A "Cyber Horse", made from thousands of infected computer and cell phone bits, is displayed at the entrance to the annual Cyberweek conference at Tel Aviv University, Israel June 20, 2016..
(photo credit: REUTERS/AMIR COHEN)
Israel’s brightest brains are increasingly being driven abroad, spurred by flagging labor productivity and the high cost of living, a Shoresh Institution study published Thursday revealed.
As Israel’s labor productivity falls further behind leading developed countries; as the income tax burden is increasingly placed on educated parts of the population; and as living costs continue to rise far beyond other countries, Israel’s ability to retain its most skilled citizens is declining.
According to the study by Prof. Dan Ben-David, only a small sector of Israel’s population – under 130,000 Israelis – are keeping the economy, healthcare system and its academic bedrock among the leaders of the developed world. For example, just 2.7% of Israeli workers are employed in hi-tech manufacturing, but the industry accounts for 40.1% of Israel’s 2015 total exports.
“The fragile size of this group means that emigration by a critical mass out of the total – even if only numbering several tens of thousands – could generate catastrophic consequences for the entire country,” said Ben-David.
Giving cause for concern, Israel’s population increased by 24% between the decades 1995-2005 and 2006-2016, but the number of Israelis receiving American citizenship or Green Cards increased by 32% during the same period.
The study also revealed that for every Israeli with an academic degree who returned to Israel from abroad in 2014, 2.6 Israeli academics emigrated. This increased to 4.5 emigrants per returnee by 2017.

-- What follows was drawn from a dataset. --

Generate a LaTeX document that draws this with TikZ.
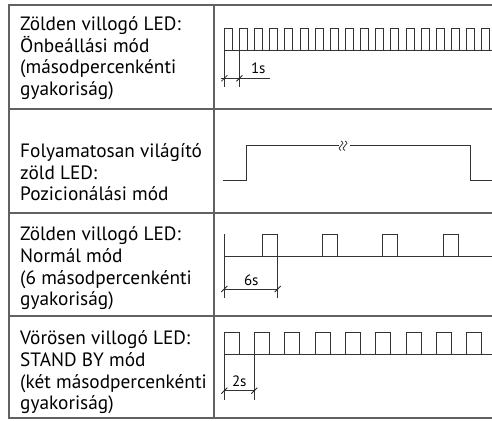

The total number of Israelis practicing medicine in other OECD countries in 2006 was 9.8% of all Israeli physicians. The total of physicians abroad increased to 14% by 2016.
Pushing educated Israelis to search for employment elsewhere is a combination of falling labor productivity, slipping further behind leading developed countries, and the country’s relatively high consumer prices.
Both Tel Aviv and Jerusalem feature among the five most expensive cities in the OECD to buy a home.
“While the overall emigration numbers are still relatively small when compared to Israel’s total population, the bite that they take out of the most educated segments of society – those that keep Israel a part of the developed world – is not inconsequential,” said Ben-David.
“In light of the breadth, depth and the direction of the emigration from Israel, a serious solution to the problem requires much more than the ineffectual symptomatic assistance at individual levels that has been implemented until now. A sharp pivot in national budgetary priorities is needed,” he said.
The Shoresh Institution’s findings also suggest that the better the institution of higher learning, the greater the emigration rate of its graduates.
Approximately 5% of graduates with degrees in sciences and engineering from non-research colleges have lived abroad for the past three or more years, compared to about 4% from social sciences and humanities fields. This figure, however, rises to 9.2% among sciences and engineering graduates from Israel’s top research institutions.
Demonstrating the impact of emigration on Israeli academia, the number of Israelis teaching at the economics and computer science departments of the top 40 American universities could fill almost two additional Israeli departments in each field.
In the case of the top American business schools, Israeli academics teaching there could fill nearly three-and-a-half Israeli business schools.
“The extent of emigration, the direction of the trend, and the direction that all of Israel – a country that needs to remain sufficiently attractive to those who are very sought after by other countries – is headed, should ring alarm bells in all of the corridors that determine Israel’s national priorities,” Ben-David said, issuing a warning to the next Israeli government.
Providing necessary tools, including education, and suitable conditions to much wider swaths of the population, he said, would enable Israel to bring down poverty rates and raise the country’s economic growth.
Including a larger share of Israel’s skilled population in the economy would lead to significantly steeper growth, and Israelis would increasingly remain at home and even start returning from abroad in greater numbers.